■ **Given data**:
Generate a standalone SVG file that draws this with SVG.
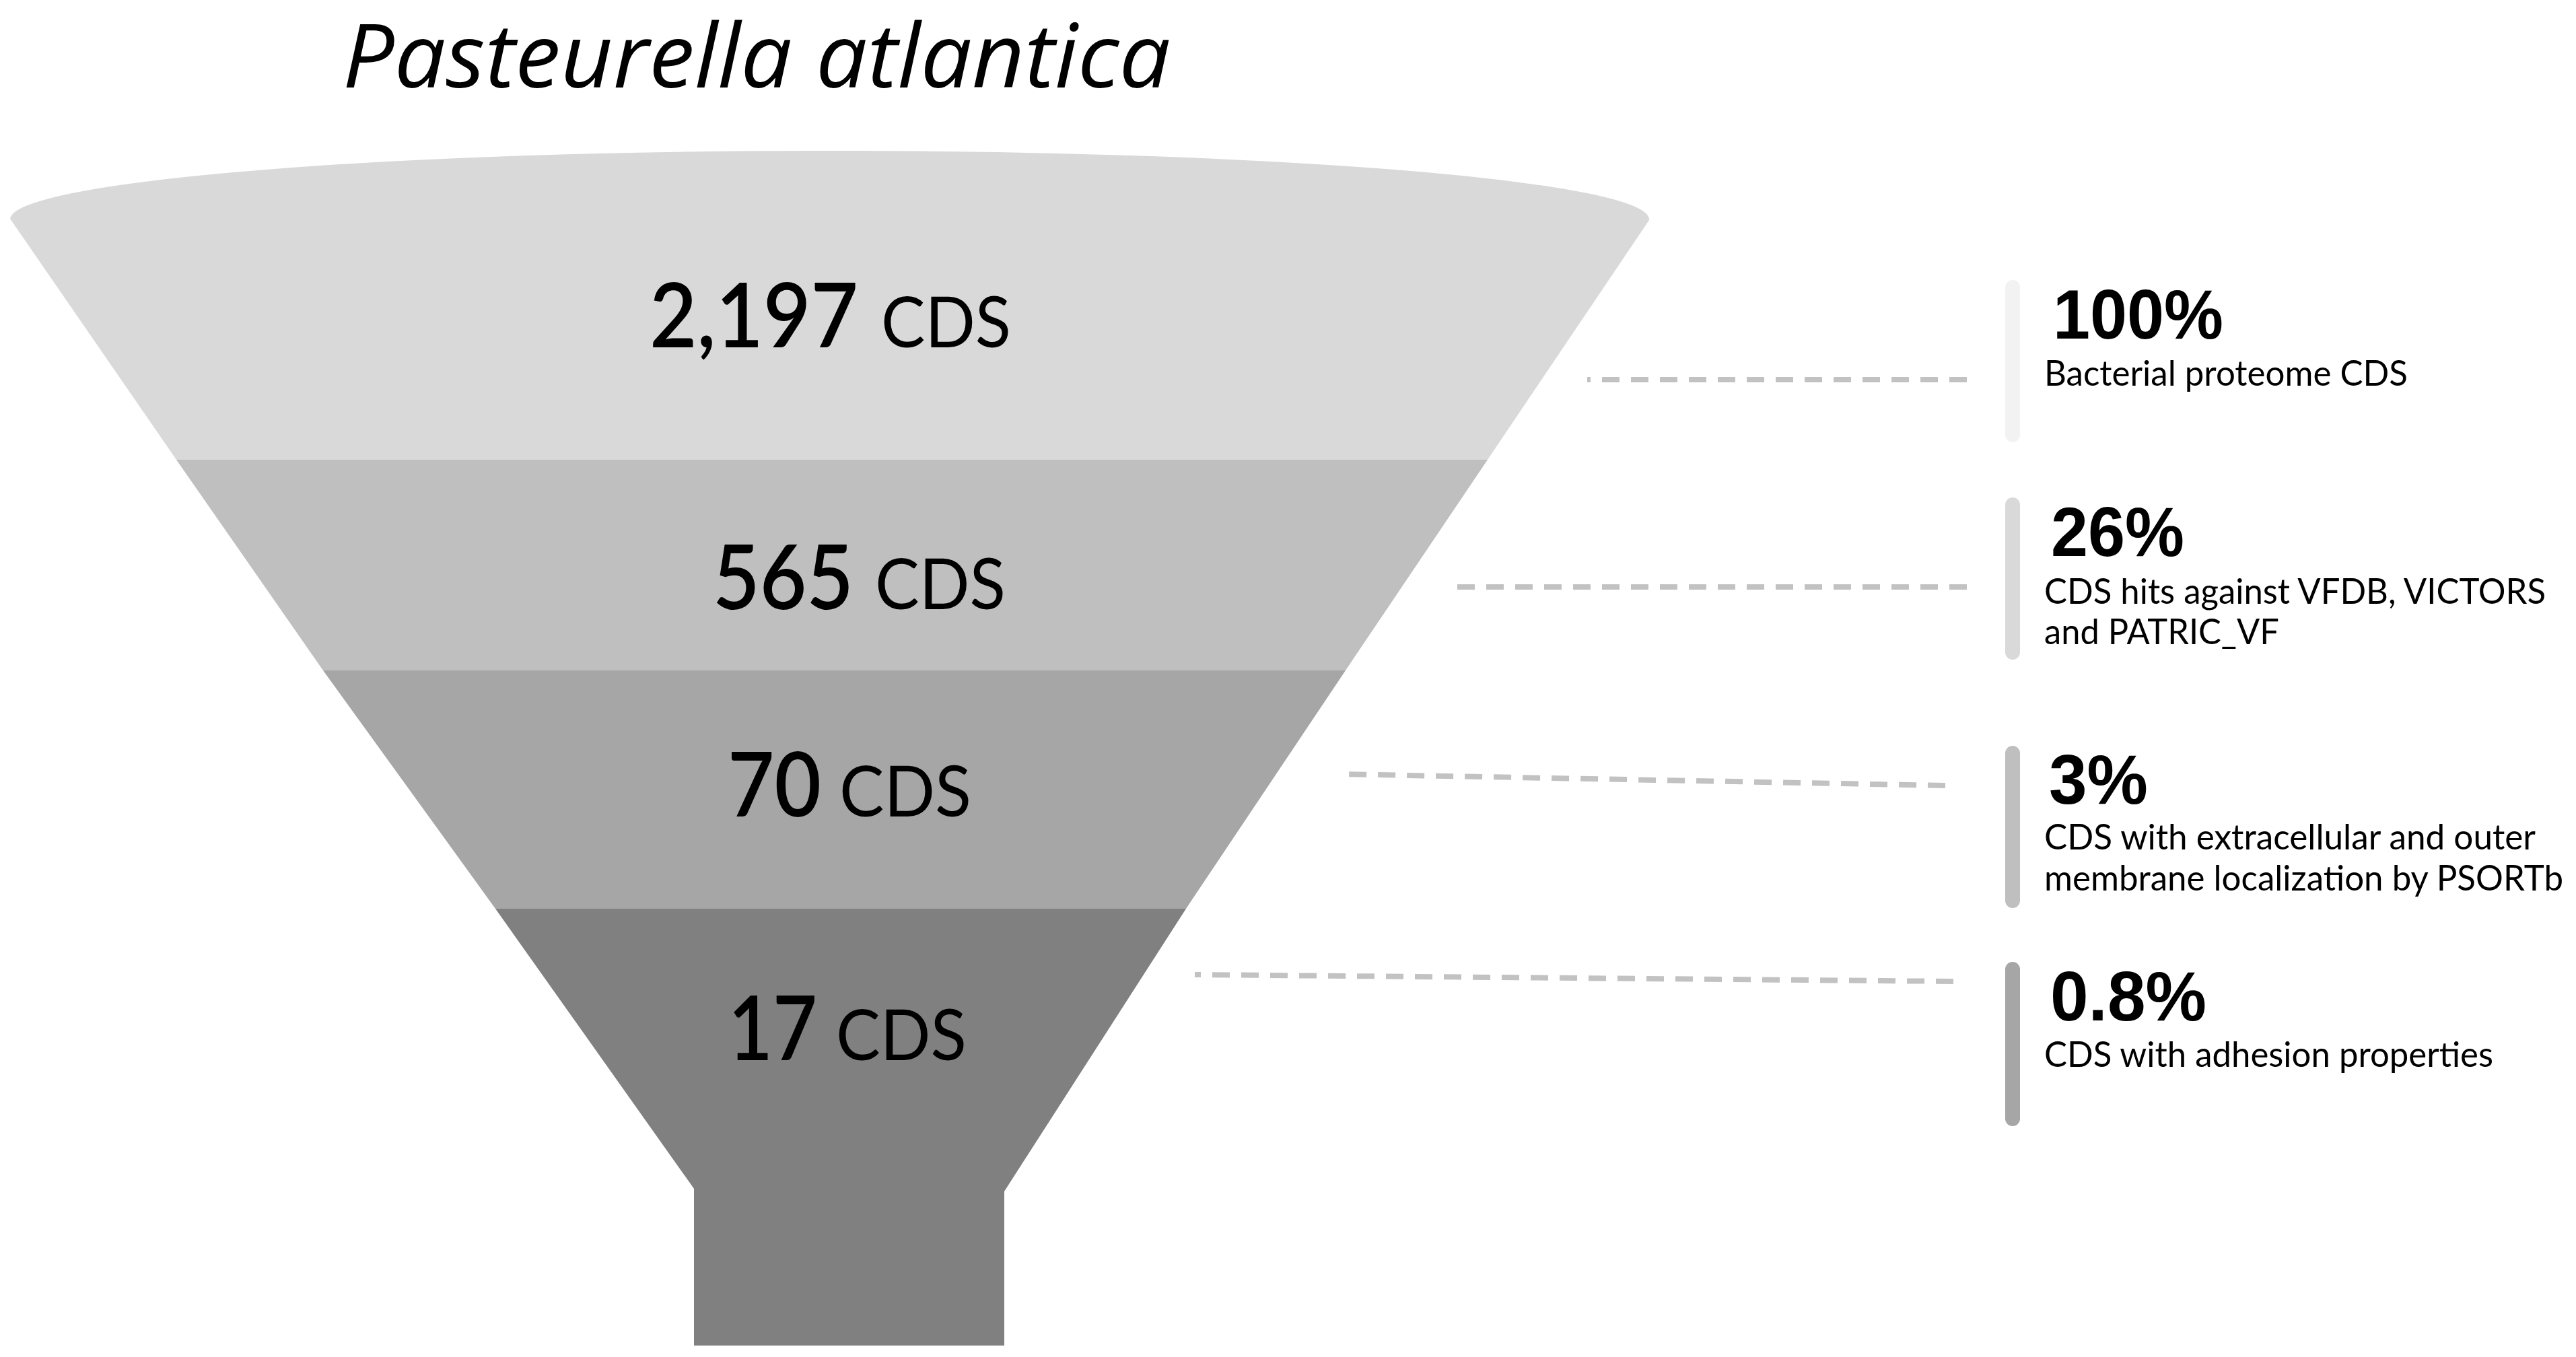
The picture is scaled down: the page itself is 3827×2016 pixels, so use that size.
<svg xmlns="http://www.w3.org/2000/svg" width="3827" height="2016" viewBox="0 0 3827 2016">
<style>
.num{font-family:Lato,"Noto Sans",sans-serif;font-weight:600;font-size:133px;fill:#000}
.cds{font-family:Lato,"Noto Sans",sans-serif;font-weight:400;font-size:105px;fill:#000}
.pct{font-family:"Liberation Sans",Arial,sans-serif;font-weight:700;font-size:104px;fill:#000}
.desc{font-family:Lato,"Noto Sans",sans-serif;font-weight:400;font-size:52px;fill:#000}
.title{font-family:"Open Sans","Noto Sans",sans-serif;font-style:italic;font-size:132px;fill:#000}
.dash{stroke:#c2c2c2;stroke-width:8;stroke-dasharray:26 17;fill:none}
.bar{stroke:none}
</style>
<rect width="3827" height="2016" fill="#ffffff"/>
<text class="title" x="509" y="130" textLength="1230" lengthAdjust="spacingAndGlyphs">Pasteurella atlantica</text>
<g id="band1">
<path d="M15,325 A1217,102 0 0 1 2450,327 L2210,683 L262,683 Z" fill="#d9d9d9"/>
<text class="num" x="965" y="516" textLength="310" lengthAdjust="spacingAndGlyphs">2,197</text>
<text class="cds" x="1309" y="516" textLength="193" lengthAdjust="spacingAndGlyphs">CDS</text>
</g>
<g id="band2">
<path d="M262,683 L2210,683 L1999,996 L480,996 Z" fill="#bfbfbf"/>
<text class="num" x="1059" y="905" textLength="209" lengthAdjust="spacingAndGlyphs">565</text>
<text class="cds" x="1300" y="905" textLength="194" lengthAdjust="spacingAndGlyphs">CDS</text>
</g>
<g id="band3">
<path d="M480,996 L1999,996 L1762,1350 L736,1350 Z" fill="#a6a6a6"/>
<text class="num" x="1081" y="1213" textLength="139" lengthAdjust="spacingAndGlyphs">70</text>
<text class="cds" x="1247" y="1213" textLength="196" lengthAdjust="spacingAndGlyphs">CDS</text>
</g>
<g id="band4">
<path d="M736,1350 L1762,1350 L1492,1770 L1492,1999 L1031,1999 L1031,1766 Z" fill="#808080"/>
<text class="num" x="1082" y="1575" textLength="132" lengthAdjust="spacingAndGlyphs">17</text>
<text class="cds" x="1242" y="1575" textLength="194" lengthAdjust="spacingAndGlyphs">CDS</text>
</g>
<g id="connectors">
<path class="dash" d="M2922,564 L2358,564"/>
<path class="dash" d="M2922,872 L2160,872"/>
<path class="dash" d="M2890,1167 L1990,1150"/>
<path class="dash" d="M2902,1458 L1775,1448"/>
</g>
<g id="label1">
<rect class="bar" x="2979" y="416" width="22" height="241" rx="11" fill="#f2f2f2"/>
<text class="pct" x="3050" y="503" textLength="253" lengthAdjust="spacingAndGlyphs">100%</text>
<text class="desc" x="3037" y="573" textLength="540" lengthAdjust="spacingAndGlyphs">Bacterial proteome CDS</text>
</g>
<g id="label2">
<rect class="bar" x="2979" y="739" width="22" height="241" rx="11" fill="#d9d9d9"/>
<text class="pct" x="3047" y="826" textLength="198" lengthAdjust="spacingAndGlyphs">26%</text>
<text class="desc" x="3037" y="897" textLength="745" lengthAdjust="spacingAndGlyphs">CDS hits against VFDB, VICTORS</text>
<text class="desc" x="3037" y="957" textLength="349" lengthAdjust="spacingAndGlyphs">and PATRIC_VF</text>
</g>
<g id="label3">
<rect class="bar" x="2979" y="1108" width="22" height="241" rx="11" fill="#bfbfbf"/>
<text class="pct" x="3044" y="1194" textLength="147" lengthAdjust="spacingAndGlyphs">3%</text>
<text class="desc" x="3037" y="1262" textLength="730" lengthAdjust="spacingAndGlyphs">CDS with extracellular and outer</text>
<text class="desc" x="3037" y="1323" textLength="771" lengthAdjust="spacingAndGlyphs">membrane localization by PSORTb</text>
</g>
<g id="label4">
<rect class="bar" x="2979" y="1429" width="22" height="244" rx="11" fill="#a6a6a6"/>
<text class="pct" x="3046" y="1516" textLength="232" lengthAdjust="spacingAndGlyphs">0.8%</text>
<text class="desc" x="3037" y="1585" textLength="667" lengthAdjust="spacingAndGlyphs">CDS with adhesion properties</text>
</g>
</svg>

■ **Directive**: Transcribe all the data word for word; the images stay out.

■ **Solved problem**:
Generate a standalone SVG file that draws this with SVG.
The picture is scaled down: the page itself is 3827×2016 pixels, so use that size.
<svg xmlns="http://www.w3.org/2000/svg" width="3827" height="2016" viewBox="0 0 3827 2016">
<style>
.num{font-family:Lato,"Noto Sans",sans-serif;font-weight:600;font-size:133px;fill:#000}
.cds{font-family:Lato,"Noto Sans",sans-serif;font-weight:400;font-size:105px;fill:#000}
.pct{font-family:"Liberation Sans",Arial,sans-serif;font-weight:700;font-size:104px;fill:#000}
.desc{font-family:Lato,"Noto Sans",sans-serif;font-weight:400;font-size:52px;fill:#000}
.title{font-family:"Open Sans","Noto Sans",sans-serif;font-style:italic;font-size:132px;fill:#000}
.dash{stroke:#c2c2c2;stroke-width:8;stroke-dasharray:26 17;fill:none}
.bar{stroke:none}
</style>
<rect width="3827" height="2016" fill="#ffffff"/>
<text class="title" x="509" y="130" textLength="1230" lengthAdjust="spacingAndGlyphs">Pasteurella atlantica</text>
<g id="band1">
<path d="M15,325 A1217,102 0 0 1 2450,327 L2210,683 L262,683 Z" fill="#d9d9d9"/>
<text class="num" x="965" y="516" textLength="310" lengthAdjust="spacingAndGlyphs">2,197</text>
<text class="cds" x="1309" y="516" textLength="193" lengthAdjust="spacingAndGlyphs">CDS</text>
</g>
<g id="band2">
<path d="M262,683 L2210,683 L1999,996 L480,996 Z" fill="#bfbfbf"/>
<text class="num" x="1059" y="905" textLength="209" lengthAdjust="spacingAndGlyphs">565</text>
<text class="cds" x="1300" y="905" textLength="194" lengthAdjust="spacingAndGlyphs">CDS</text>
</g>
<g id="band3">
<path d="M480,996 L1999,996 L1762,1350 L736,1350 Z" fill="#a6a6a6"/>
<text class="num" x="1081" y="1213" textLength="139" lengthAdjust="spacingAndGlyphs">70</text>
<text class="cds" x="1247" y="1213" textLength="196" lengthAdjust="spacingAndGlyphs">CDS</text>
</g>
<g id="band4">
<path d="M736,1350 L1762,1350 L1492,1770 L1492,1999 L1031,1999 L1031,1766 Z" fill="#808080"/>
<text class="num" x="1082" y="1575" textLength="132" lengthAdjust="spacingAndGlyphs">17</text>
<text class="cds" x="1242" y="1575" textLength="194" lengthAdjust="spacingAndGlyphs">CDS</text>
</g>
<g id="connectors">
<path class="dash" d="M2922,564 L2358,564"/>
<path class="dash" d="M2922,872 L2160,872"/>
<path class="dash" d="M2890,1167 L1990,1150"/>
<path class="dash" d="M2902,1458 L1775,1448"/>
</g>
<g id="label1">
<rect class="bar" x="2979" y="416" width="22" height="241" rx="11" fill="#f2f2f2"/>
<text class="pct" x="3050" y="503" textLength="253" lengthAdjust="spacingAndGlyphs">100%</text>
<text class="desc" x="3037" y="573" textLength="540" lengthAdjust="spacingAndGlyphs">Bacterial proteome CDS</text>
</g>
<g id="label2">
<rect class="bar" x="2979" y="739" width="22" height="241" rx="11" fill="#d9d9d9"/>
<text class="pct" x="3047" y="826" textLength="198" lengthAdjust="spacingAndGlyphs">26%</text>
<text class="desc" x="3037" y="897" textLength="745" lengthAdjust="spacingAndGlyphs">CDS hits against VFDB, VICTORS</text>
<text class="desc" x="3037" y="957" textLength="349" lengthAdjust="spacingAndGlyphs">and PATRIC_VF</text>
</g>
<g id="label3">
<rect class="bar" x="2979" y="1108" width="22" height="241" rx="11" fill="#bfbfbf"/>
<text class="pct" x="3044" y="1194" textLength="147" lengthAdjust="spacingAndGlyphs">3%</text>
<text class="desc" x="3037" y="1262" textLength="730" lengthAdjust="spacingAndGlyphs">CDS with extracellular and outer</text>
<text class="desc" x="3037" y="1323" textLength="771" lengthAdjust="spacingAndGlyphs">membrane localization by PSORTb</text>
</g>
<g id="label4">
<rect class="bar" x="2979" y="1429" width="22" height="244" rx="11" fill="#a6a6a6"/>
<text class="pct" x="3046" y="1516" textLength="232" lengthAdjust="spacingAndGlyphs">0.8%</text>
<text class="desc" x="3037" y="1585" textLength="667" lengthAdjust="spacingAndGlyphs">CDS with adhesion properties</text>
</g>
</svg>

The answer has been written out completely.